The not-for-profit studied 47 countries around the globe for its Freedom on the Net 2012 report , which is compiled by researchers based in each country analysing legal and regulatory changes, testing accessibility of web sites and interviewing sources between January 2011 and May 2012.
Ratings are then compiled according to three categories; 'obstacles to access', 'limits on content', and 'violation of user rights'.
It found that on the whole things are getting more restrictive, with 20 out of the 47 studied on a negative trajectory, and that “certain methods that were previously employed only in the most oppressive environments became more widely utilised”.
China was singled out as the most restrictive nation in Asia with a score of 85, two worse than last year. Only Cuba and Iran scored worse ratings.
China also had the dubious distinction of being the only country globally to tick every single box when it comes to internet controls, including "blogger/ICT user physically attacked or killed", and "technical attacks against government critics".
It was also singled out as an “emerging incubator for sophisticated new types of internet restrictions” – that is restricting access to international networks and forcing self-censorship on domestic web service providers such as those that run the popular weibo microblogs like Sina and Tencent.
By contrast, Burma is on the up (in that lower scores mean more internet freedom) with its rating dropping from 88 to 75. India registered a ‘notable’ worsening from 36 to 39, while Pakistan’s was described as ‘significant’ from 55 to 63.
Vietnam also scored badly with 73, although this is unchanged from last year.

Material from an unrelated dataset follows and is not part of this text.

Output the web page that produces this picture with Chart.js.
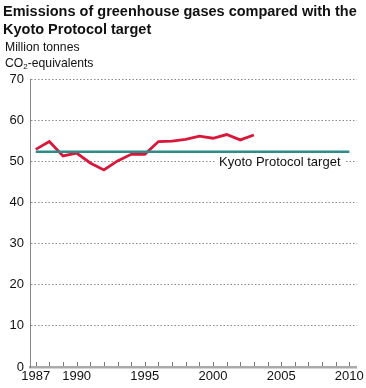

Freedom House did note some positives, to whit:
Although Twitter remains blocked in China, a growing number of Chinese users are circumventing censorship to reach it and other restricted sites. Meanwhile domestic microblogging services like Sina Weibo have grown rapidly, surpassing 300 million users by early 2012. Their influence as a source of news and an outlet for public opinion has correspondingly grown. Microblogs’ speed of transmission and other censorship loopholes enabled netizens to outpace censors, draw attention to incipient scandals, and mount online campaigns on various topics.